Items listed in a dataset
---*---
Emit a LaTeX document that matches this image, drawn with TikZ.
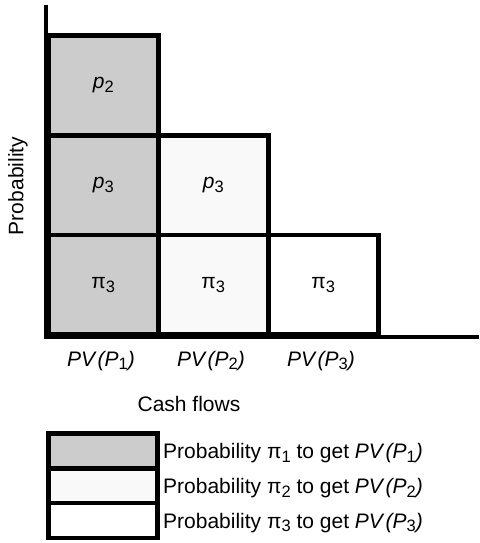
\documentclass[tikz,border=0pt]{standalone}
\usepackage{fontspec}
\setmainfont{Liberation Sans}
\newcommand{\gpi}{π}
% lowered index digit in the body font
\newcommand{\idx}[1]{\raisebox{-3.5pt}{\fontsize{16.5}{18}\selectfont #1}}
\newcommand{\pv}[1]{\textit{PV}\kern1pt\textit{(P}\idx{#1}\textit{)}}
\begin{document}
\begin{tikzpicture}[x=1pt,y=1pt,
  every node/.style={font=\fontsize{21}{25}\selectfont},
  cell/.style={draw=black, line width=4.5pt, minimum width=110pt, minimum height=99.7pt, inner sep=0pt, anchor=south west},
  legbox/.style={draw=black, line width=4.5pt, minimum width=109pt, minimum height=35pt, inner sep=0pt, anchor=south west},
  axis/.style={line width=4.5pt},
  shadeA/.style={fill=gray80},
  shadeB/.style={fill=gray98},
  shadeC/.style={fill=white}
]
\definecolor{gray80}{RGB}{204,204,204}
\definecolor{gray98}{RGB}{249,249,249}
\useasboundingbox (0,0) rectangle (479,543);

% first column: outcome 1
\node[cell, shadeA] (c11) at (46,206) {\gpi\idx{3}};
\node[cell, shadeA] (c12) at (46,305.7) {\textit{p}\idx{3}};
\node[cell, shadeA] (c13) at (46,405.4) {\textit{p}\idx{2}};
% second column: outcome 2
\node[cell, shadeB] (c21) at (156,206) {\gpi\idx{3}};
\node[cell, shadeB] (c22) at (156,305.7) {\textit{p}\idx{3}};
% third column: outcome 3
\node[cell, shadeC] (c31) at (266,206) {\gpi\idx{3}};

% axes
\coordinate (otop) at (46,538);
\coordinate (oorig) at (46,206);
\coordinate (oright) at (479,206);
\draw[axis] (otop) -- (46,203.75);
\draw[axis] (43.75,206) -- (oright);

% axis labels
\node[rotate=90] (ylab) at (18,357) {Probability};
\node (x1) at (101,182) {\pv{1}};
\node (x2) at (211,182) {\pv{2}};
\node (x3) at (321,182) {\pv{3}};
\node (xlab) at (189,139) {Cash flows};

% legend
\node[legbox, shadeA] (l1) at (46,72) {};
\node[legbox, shadeB] (l2) at (46,37) {};
\node[legbox, shadeC] (l3) at (46,2.5) {};
\node[anchor=west, inner sep=0pt] (t1) at (163,89.5) {Probability \gpi\idx{1} to get \pv{1}};
\node[anchor=west, inner sep=0pt] (t2) at (163,54.5) {Probability \gpi\idx{2} to get \pv{2}};
\node[anchor=west, inner sep=0pt] (t3) at (163,20) {Probability \gpi\idx{3} to get \pv{3}};
\end{tikzpicture}
\end{document}
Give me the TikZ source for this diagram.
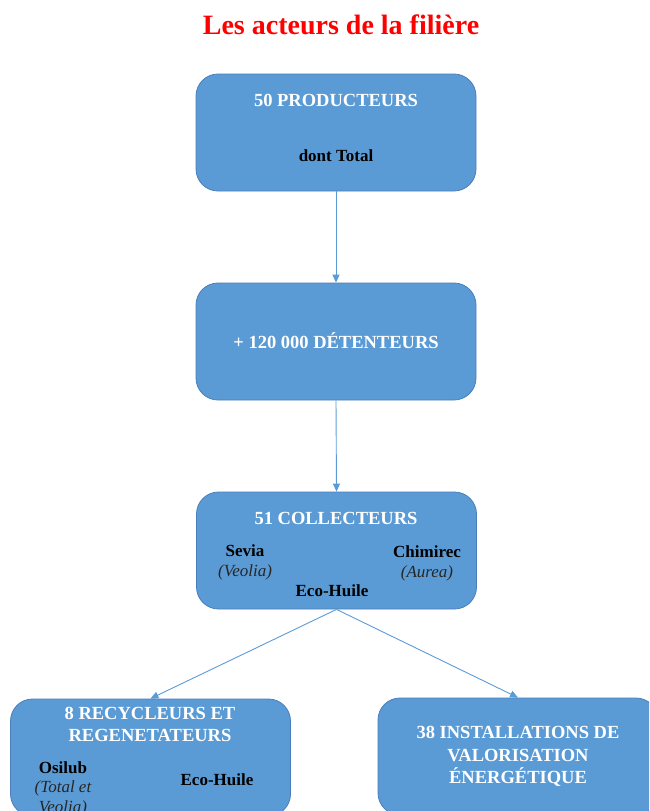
---*---
- _Exercise goal_:
Pull every line containing "this" out of the records.

- _Reply to the exercise_:
Emit a LaTeX document that matches this image, drawn with TikZ.
Give me the TikZ source for this diagram.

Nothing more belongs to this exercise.